Dunque l’aria è pesante. Tra i suoi fedelissimi c’è grande malumore per quella che, dicono in coro Gasparri e Cicchitto, è «l’incapacità  del Pd di gestire di controllare alcunché, è un pessimo segnale per l’oggi e per il domani». Ma c’è anche un sospetto maggiore che nel suo entourage si comincia a nutrire: «Non creda il Pd — è l’avvertimento — che si danno strapuntini ai singoli parlamentari del Pdl e poi si fa fuori Berlusconi…». Le cose dunque, ha avvertito i suoi il Cavaliere «dovranno cambiare: basta con gli affronti». Su Imu, Iva, tasse ma anche sulla presidenza della Convenzione si dovrà  «basta con i cedimenti, vogliamo risultati tangibili».

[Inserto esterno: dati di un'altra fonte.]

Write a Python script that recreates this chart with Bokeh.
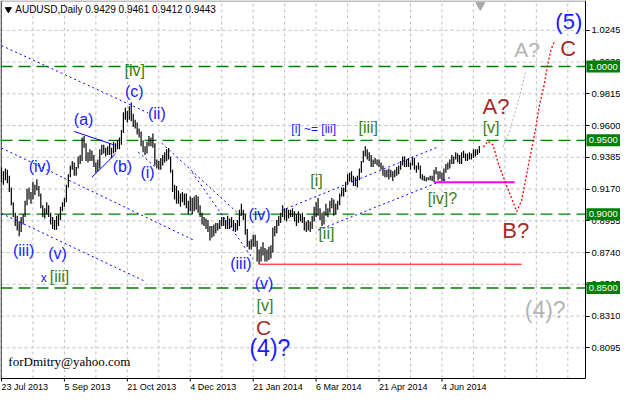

E però, nonostante tutto, allo stato il Cavaliere frena i falchi. Anche a caldo ai suoi — a Schifani, Brunetta, Cicchitto — subito dopo la bocciatura di Nitto Palma ha dato l’ordine di «continuare a votare i candidati alle presidenze come da accordi». Far arrivare l’ira alle estreme conseguenze è rischiosissimo. Perché i suoi processi devono ancora arrivare a sentenza, e mantenere un profilo responsabile è necessario. E perché una crisi sarebbe pesantissima per l’economia come per le sue aziende, se è vero che il figlio Piersilvio ieri è stato chiaro: «L’importante è che il governo ci sia e che cominci a lavorare in fretta…».